From the first line of the data below through the line holding "const pairs = (xs, ys)", output each line exactly and leave the pictures out.

— Start Source data —

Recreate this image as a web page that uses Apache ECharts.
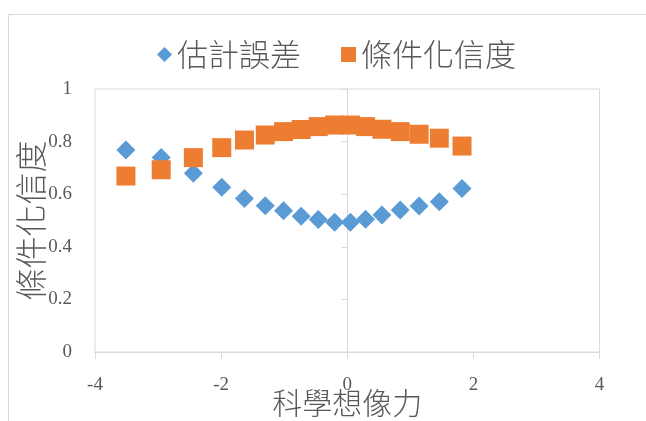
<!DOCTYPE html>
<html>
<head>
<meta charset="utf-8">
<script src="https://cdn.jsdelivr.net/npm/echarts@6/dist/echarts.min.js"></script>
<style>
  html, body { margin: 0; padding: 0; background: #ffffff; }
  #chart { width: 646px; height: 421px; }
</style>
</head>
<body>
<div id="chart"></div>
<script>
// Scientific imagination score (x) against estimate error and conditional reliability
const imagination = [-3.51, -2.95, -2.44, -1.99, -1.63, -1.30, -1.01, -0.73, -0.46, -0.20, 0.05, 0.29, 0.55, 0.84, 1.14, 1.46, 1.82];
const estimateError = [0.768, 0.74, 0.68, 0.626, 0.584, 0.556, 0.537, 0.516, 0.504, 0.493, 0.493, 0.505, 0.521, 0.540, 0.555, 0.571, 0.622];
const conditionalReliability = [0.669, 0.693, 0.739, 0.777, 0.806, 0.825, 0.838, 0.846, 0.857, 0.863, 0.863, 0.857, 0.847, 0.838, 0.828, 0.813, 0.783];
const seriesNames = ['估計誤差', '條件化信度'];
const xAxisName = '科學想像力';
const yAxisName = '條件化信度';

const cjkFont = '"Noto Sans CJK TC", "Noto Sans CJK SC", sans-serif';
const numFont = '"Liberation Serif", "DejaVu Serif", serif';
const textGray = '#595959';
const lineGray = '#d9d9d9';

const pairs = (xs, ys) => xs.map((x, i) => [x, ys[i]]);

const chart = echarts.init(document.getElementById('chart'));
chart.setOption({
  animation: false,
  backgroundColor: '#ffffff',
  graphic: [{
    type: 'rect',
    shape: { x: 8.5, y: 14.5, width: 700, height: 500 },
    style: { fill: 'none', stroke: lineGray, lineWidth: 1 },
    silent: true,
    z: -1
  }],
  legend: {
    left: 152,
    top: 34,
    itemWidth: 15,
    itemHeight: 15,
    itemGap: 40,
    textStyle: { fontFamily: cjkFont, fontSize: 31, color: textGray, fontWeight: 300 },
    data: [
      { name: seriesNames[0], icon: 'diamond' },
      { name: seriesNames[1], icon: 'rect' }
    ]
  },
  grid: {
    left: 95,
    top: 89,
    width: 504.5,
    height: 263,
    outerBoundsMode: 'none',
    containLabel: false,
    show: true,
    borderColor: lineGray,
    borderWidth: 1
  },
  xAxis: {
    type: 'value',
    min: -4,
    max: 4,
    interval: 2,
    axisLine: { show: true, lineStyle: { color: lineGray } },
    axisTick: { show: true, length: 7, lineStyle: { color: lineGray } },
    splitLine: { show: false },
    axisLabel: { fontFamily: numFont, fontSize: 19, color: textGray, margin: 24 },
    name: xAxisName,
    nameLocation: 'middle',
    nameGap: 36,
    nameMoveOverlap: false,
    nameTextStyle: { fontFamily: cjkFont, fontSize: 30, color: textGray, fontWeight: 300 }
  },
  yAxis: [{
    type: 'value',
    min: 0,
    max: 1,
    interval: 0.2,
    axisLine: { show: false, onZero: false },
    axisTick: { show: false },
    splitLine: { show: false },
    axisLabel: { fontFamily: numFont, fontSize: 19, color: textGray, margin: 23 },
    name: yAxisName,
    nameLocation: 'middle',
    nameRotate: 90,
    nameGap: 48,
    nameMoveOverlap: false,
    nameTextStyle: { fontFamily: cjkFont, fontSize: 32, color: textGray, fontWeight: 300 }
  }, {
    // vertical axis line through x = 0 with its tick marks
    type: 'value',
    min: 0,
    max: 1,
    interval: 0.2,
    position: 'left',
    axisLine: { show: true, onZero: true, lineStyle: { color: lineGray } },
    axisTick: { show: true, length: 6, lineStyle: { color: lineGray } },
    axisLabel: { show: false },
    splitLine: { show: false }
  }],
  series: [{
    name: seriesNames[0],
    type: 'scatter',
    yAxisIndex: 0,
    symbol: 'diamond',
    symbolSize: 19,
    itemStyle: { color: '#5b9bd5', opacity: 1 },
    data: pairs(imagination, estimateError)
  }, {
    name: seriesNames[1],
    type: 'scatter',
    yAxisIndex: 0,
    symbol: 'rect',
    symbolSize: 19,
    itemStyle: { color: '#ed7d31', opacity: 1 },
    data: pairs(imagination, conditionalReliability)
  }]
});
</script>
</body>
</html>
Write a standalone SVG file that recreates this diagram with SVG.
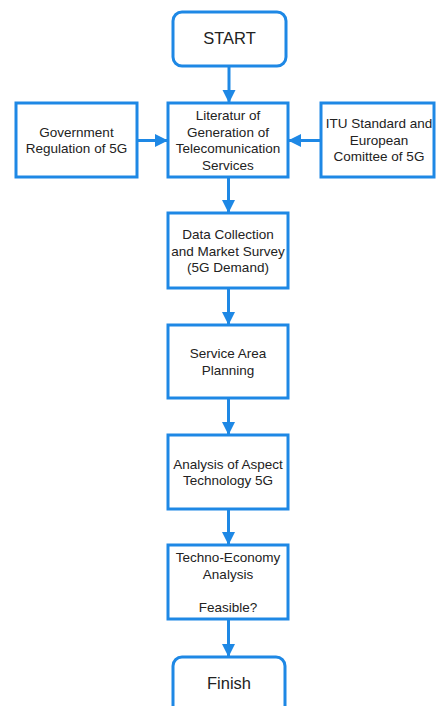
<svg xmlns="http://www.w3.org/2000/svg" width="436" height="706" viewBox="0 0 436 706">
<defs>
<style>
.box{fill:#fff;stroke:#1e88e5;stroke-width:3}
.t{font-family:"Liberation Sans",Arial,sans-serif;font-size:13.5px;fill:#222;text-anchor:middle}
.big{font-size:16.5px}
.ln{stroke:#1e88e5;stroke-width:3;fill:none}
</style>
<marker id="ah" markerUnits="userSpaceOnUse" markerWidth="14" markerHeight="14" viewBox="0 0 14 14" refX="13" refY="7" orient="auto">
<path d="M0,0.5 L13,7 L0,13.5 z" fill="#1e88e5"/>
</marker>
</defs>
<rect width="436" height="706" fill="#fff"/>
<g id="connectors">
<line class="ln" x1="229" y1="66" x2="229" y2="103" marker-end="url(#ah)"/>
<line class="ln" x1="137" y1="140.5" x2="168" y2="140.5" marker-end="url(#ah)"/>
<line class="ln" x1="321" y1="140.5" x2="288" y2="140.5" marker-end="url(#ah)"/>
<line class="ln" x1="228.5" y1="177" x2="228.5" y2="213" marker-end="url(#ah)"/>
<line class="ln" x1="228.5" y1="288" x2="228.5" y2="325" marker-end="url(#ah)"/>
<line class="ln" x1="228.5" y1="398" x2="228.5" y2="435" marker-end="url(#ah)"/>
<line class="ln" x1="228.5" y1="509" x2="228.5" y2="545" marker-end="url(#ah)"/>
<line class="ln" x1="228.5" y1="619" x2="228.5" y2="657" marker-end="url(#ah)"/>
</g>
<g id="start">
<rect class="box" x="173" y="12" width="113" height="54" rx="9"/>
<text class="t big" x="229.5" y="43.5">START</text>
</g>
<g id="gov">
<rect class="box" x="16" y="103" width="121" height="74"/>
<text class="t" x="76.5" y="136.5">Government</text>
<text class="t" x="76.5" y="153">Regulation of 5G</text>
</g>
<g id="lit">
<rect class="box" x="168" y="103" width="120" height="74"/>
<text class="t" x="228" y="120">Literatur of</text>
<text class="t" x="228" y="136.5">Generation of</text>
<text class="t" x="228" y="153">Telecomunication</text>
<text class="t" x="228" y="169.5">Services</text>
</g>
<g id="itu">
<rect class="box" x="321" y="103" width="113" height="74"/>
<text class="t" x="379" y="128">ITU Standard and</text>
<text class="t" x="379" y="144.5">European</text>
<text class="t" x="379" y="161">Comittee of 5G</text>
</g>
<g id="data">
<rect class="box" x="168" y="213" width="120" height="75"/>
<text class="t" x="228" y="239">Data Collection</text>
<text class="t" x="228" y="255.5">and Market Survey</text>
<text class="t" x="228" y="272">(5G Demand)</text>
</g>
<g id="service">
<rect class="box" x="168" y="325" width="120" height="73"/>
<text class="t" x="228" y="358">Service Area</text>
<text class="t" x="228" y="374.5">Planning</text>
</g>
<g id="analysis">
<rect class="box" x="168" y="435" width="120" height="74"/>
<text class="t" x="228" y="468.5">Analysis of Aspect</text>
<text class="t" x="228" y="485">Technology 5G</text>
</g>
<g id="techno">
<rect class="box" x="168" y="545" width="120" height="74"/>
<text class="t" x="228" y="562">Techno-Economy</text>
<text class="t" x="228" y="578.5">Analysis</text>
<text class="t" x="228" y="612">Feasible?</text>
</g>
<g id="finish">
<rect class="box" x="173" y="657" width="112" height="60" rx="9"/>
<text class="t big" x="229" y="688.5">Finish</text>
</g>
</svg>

— End Source data —

*Answer to the problem*
Recreate this image as a web page that uses Apache ECharts.
<!DOCTYPE html>
<html>
<head>
<meta charset="utf-8">
<script src="https://cdn.jsdelivr.net/npm/echarts@6/dist/echarts.min.js"></script>
<style>
  html, body { margin: 0; padding: 0; background: #ffffff; }
  #chart { width: 646px; height: 421px; }
</style>
</head>
<body>
<div id="chart"></div>
<script>
// Scientific imagination score (x) against estimate error and conditional reliability
const imagination = [-3.51, -2.95, -2.44, -1.99, -1.63, -1.30, -1.01, -0.73, -0.46, -0.20, 0.05, 0.29, 0.55, 0.84, 1.14, 1.46, 1.82];
const estimateError = [0.768, 0.74, 0.68, 0.626, 0.584, 0.556, 0.537, 0.516, 0.504, 0.493, 0.493, 0.505, 0.521, 0.540, 0.555, 0.571, 0.622];
const conditionalReliability = [0.669, 0.693, 0.739, 0.777, 0.806, 0.825, 0.838, 0.846, 0.857, 0.863, 0.863, 0.857, 0.847, 0.838, 0.828, 0.813, 0.783];
const seriesNames = ['估計誤差', '條件化信度'];
const xAxisName = '科學想像力';
const yAxisName = '條件化信度';

const cjkFont = '"Noto Sans CJK TC", "Noto Sans CJK SC", sans-serif';
const numFont = '"Liberation Serif", "DejaVu Serif", serif';
const textGray = '#595959';
const lineGray = '#d9d9d9';

const pairs = (xs, ys) => xs.map((x, i) => [x, ys[i]]);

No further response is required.